There is very fast line feed search, using proper x86_64 SSE assembly, checking by 16 bytes per loop iteration, in our SynCommons.pas:
function BufferLineLength(Text, TextEnd: PUTF8Char): PtrInt;
{$ifdef CPUX64}
{$ifdef FPC} nostackframe; assembler; asm {$else} asm .noframe {$endif}
{$ifdef MSWINDOWS} // Win64 ABI to System-V ABI
push rsi
push rdi
mov rdi, rcx
mov rsi, rdx
{$endif}mov r8, rsi
sub r8, rdi // rdi=Text, rsi=TextEnd, r8=TextLen
jz @fail
mov ecx, edi
movdqa xmm0, [rip + @for10]
movdqa xmm1, [rip + @for13]
and rdi, -16 // check first aligned 16 bytes
and ecx, 15 // lower 4 bits indicate misalignment
movdqa xmm2, [rdi]
movdqa xmm3, xmm2
pcmpeqb xmm2, xmm0
pcmpeqb xmm3, xmm1
por xmm3, xmm2
pmovmskb eax, xmm3
shr eax, cl // shift out unaligned bytes
test eax, eax
jz @main
bsf eax, eax
add rax, rcx
add rax, rdi
sub rax, rsi
jae @fail // don't exceed TextEnd
add rax, r8 // rax = TextFound - TextEnd + (TextEnd - Text) = offset
{$ifdef MSWINDOWS}
pop rdi
pop rsi
{$endif}ret
@main: add rdi, 16
sub rdi, rsi
jae @fail
jmp @by16
{$ifdef FPC} align 16 {$else} .align 16 {$endif}
@for10: dq $0a0a0a0a0a0a0a0a
dq $0a0a0a0a0a0a0a0a
@for13: dq $0d0d0d0d0d0d0d0d
dq $0d0d0d0d0d0d0d0d
@by16: movdqa xmm2, [rdi + rsi] // check 16 bytes per loop
movdqa xmm3, xmm2
pcmpeqb xmm2, xmm0
pcmpeqb xmm3, xmm1
por xmm3, xmm2
pmovmskb eax, xmm3
test eax, eax
jnz @found
add rdi, 16
jnc @by16
@fail: mov rax, r8 // returns TextLen if no CR/LF found
{$ifdef MSWINDOWS}
pop rdi
pop rsi
{$endif}ret
@found: bsf eax, eax
add rax, rdi
jc @fail
add rax, r8
{$ifdef MSWINDOWS}
pop rdi
pop rsi
{$endif}
end;
{$else} {$ifdef FPC}inline;{$endif}
var c: cardinal;
begin
result := 0;
dec(PtrInt(TextEnd),PtrInt(Text)); // compute TextLen
if TextEnd<>nil then
repeat
c := ord(Text[result]);
if c>13 then begin
inc(result);
if result>=PtrInt(PtrUInt(TextEnd)) then
break;
continue;
end;
if (c=10) or (c=13) then
break;
inc(result);
if result>=PtrInt(PtrUInt(TextEnd)) then
break;
until false;
end;
{$endif CPUX64}
It will be faster than any UTF-8 decoding for sure.
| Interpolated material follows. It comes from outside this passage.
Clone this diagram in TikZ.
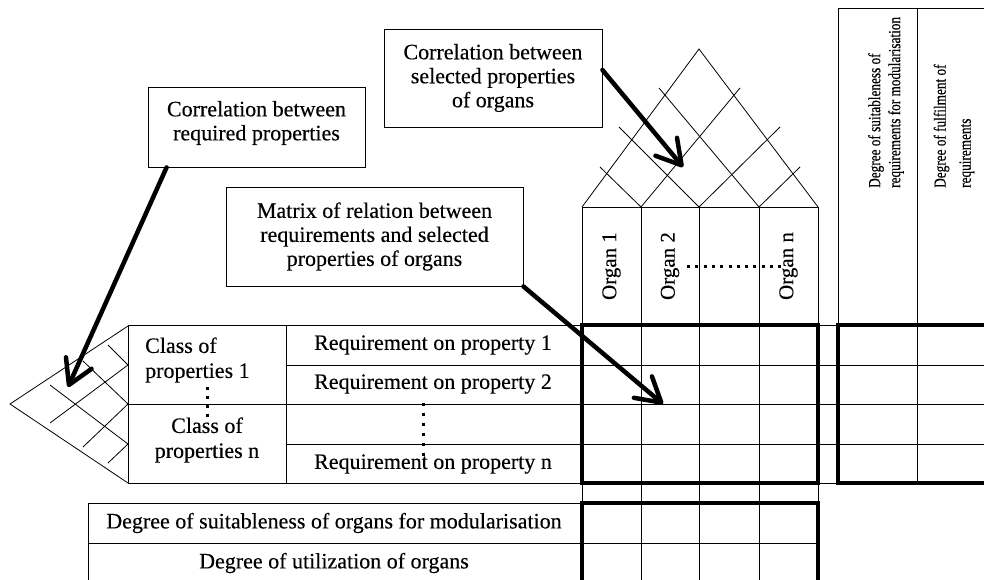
\documentclass[tikz,border=0pt]{standalone}
\usepackage{fontspec}
\setmainfont{Liberation Serif}[FakeBold=0.3]
\newfontfamily\degreefont{Liberation Serif}[FakeStretch=0.78, FakeBold=0.4]
\usetikzlibrary{arrows.meta}
\begin{document}
\begin{tikzpicture}[x=1pt,y=-1pt,
  grid/.style={line width=0.8pt},
  frame/.style={line width=4pt},
  dotrow/.style={line width=3pt, dash pattern=on 3pt off #1},
  callout/.style={draw, line width=0.9pt, align=center, inner sep=0pt,
    font=\fontsize{22}{24}\selectfont},
  pointer/.style={line width=4.5pt, line cap=round,
    -{Straight Barb[length=24pt,width=28pt,round]}},
  cell/.style={font=\fontsize{22}{25}\selectfont, inner sep=0pt},
  organ/.style={font=\fontsize{21}{25}\selectfont, rotate=90, inner sep=0pt},
  degree/.style={rotate=90, inner sep=0pt, align=left, anchor=west},
]
\useasboundingbox (0,0) rectangle (984,579);
\clip (0,0) rectangle (984,579);

% ---- roof: correlation between selected properties of organs
\draw[grid] (582,207) -- (699,49) -- (818,207);
\draw[grid] (641,207) -- (740,88);
\draw[grid] (699,207) -- (780,127);
\draw[grid] (759,207) -- (800,167);
\draw[grid] (759,207) -- (659,88);
\draw[grid] (699,207) -- (619,127);
\draw[grid] (641,207) -- (600,167);

% ---- side roof: correlation between required properties
\draw[grid] (128,326) -- (10,404) -- (128,483);
\draw[grid] (128,444) -- (50,385);
\draw[grid] (128,404) -- (83,361);
\draw[grid] (128,365) -- (108,345);
\draw[grid] (128,365) -- (50,423);
\draw[grid] (128,404) -- (83,447);
\draw[grid] (128,444) -- (108,463);

% ---- organ header and organ columns
\draw[grid] (582,207) rectangle (818,325);
\foreach \x in {582,641,699,759,818} \draw[grid] (\x,207) -- (\x,590);

% ---- requirements table
\draw[grid] (128,325) rectangle (582,483);
\draw[grid] (286,325) -- (286,483);
\draw[grid] (128,325) -- (1000,325);
\draw[grid] (286,365) -- (1000,365);
\draw[grid] (128,404) -- (1000,404);
\draw[grid] (286,444) -- (1000,444);
\draw[grid] (128,483) -- (1000,483);

% ---- right-hand evaluation columns
\draw[grid] (838,8) rectangle (1000,483);
\draw[grid] (917,8) -- (917,483);

% ---- bottom evaluation rows
\draw[grid] (88,503) rectangle (818,600);
\draw[grid] (88,543) -- (818,543);

% ---- heavy frames
\draw[frame] (582,325) rectangle (818,483);
\draw[frame] (838,325) rectangle (1010,483);
\draw[frame] (582,503) rectangle (818,610);

% ---- texts
\node[organ] (org1) at (611.5,266) {Organ 1};
\node[organ] (org2) at (670,266) {Organ 2};
\node[organ] (orgn) at (788.5,266) {Organ n};
\draw[dotrow=5.3pt] (687,266) -- (784,266);

\node[degree, font=\degreefont\fontsize{17}{20}\selectfont] (suitReq) at (886,188)
  {Degree of suitableness of\\requirements for modularisation};
\node[degree, font=\degreefont\fontsize{17}{25}\selectfont] (fulfil) at (954,188)
  {Degree of fulfilment of\\requirements};

\node[cell, anchor=west, align=left] (class1) at (145,360) {Class of\\properties 1};
\node[cell, align=center] (classn) at (207,440) {Class of\\properties n};
\draw[dotrow=6pt] (207,386.5) -- (207,418);

\node[cell] (req1) at (433,345) {Requirement on property 1};
\node[cell] (req2) at (433,384) {Requirement on property 2};
\node[cell] (reqn) at (433,464) {Requirement on property n};
\draw[dotrow=7pt] (423,402.5) -- (423,456);

\node[cell] (suitOrg) at (334,523) {Degree of suitableness of organs for modularisation};
\node[cell] (util) at (334,563) {Degree of utilization of organs};

% ---- callouts and their pointers
\node[callout, minimum width=217pt, minimum height=80pt] (corrReq) at (256.5,127) {};
\node[font=\fontsize{22}{24}\selectfont, align=center, inner sep=0pt] (corrReqText)
  at (256.5,123) {Correlation between\\required properties};
\node[callout, minimum width=218pt, minimum height=98pt] (corrSel) at (493,78)
  {Correlation between\\selected properties\\of organs};
\node[callout, minimum width=297pt, minimum height=99pt] (relMat) at (374.5,236.5)
  {Matrix of relation between\\requirements and selected\\properties of organs};

\coordinate (tipReq) at (68,387);
\coordinate (tipSel) at (683,167);
\coordinate (tipMat) at (663,404);
\draw[pointer] ([xshift=19pt]corrReq.south west) -- (tipReq);
\draw[pointer] ([yshift=8pt]corrSel.east) -- (tipSel);
\draw[pointer] (relMat.south east) -- (tipMat);
\end{tikzpicture}
\end{document}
I already hear some people say: "hey, this is premature optimization! the disk is the bottleneck!".
But in 2020, my 1TB SSD reads at more than 3GB/s - https://www.sabrent.com/rocket
This is real numbers on my laptop. So searching at GB/s speed does make sense.
We use similar techniques at https://www.livemon.com/features/log-management
With optimized compression, and distributed search, we reach TB/s brute force speed.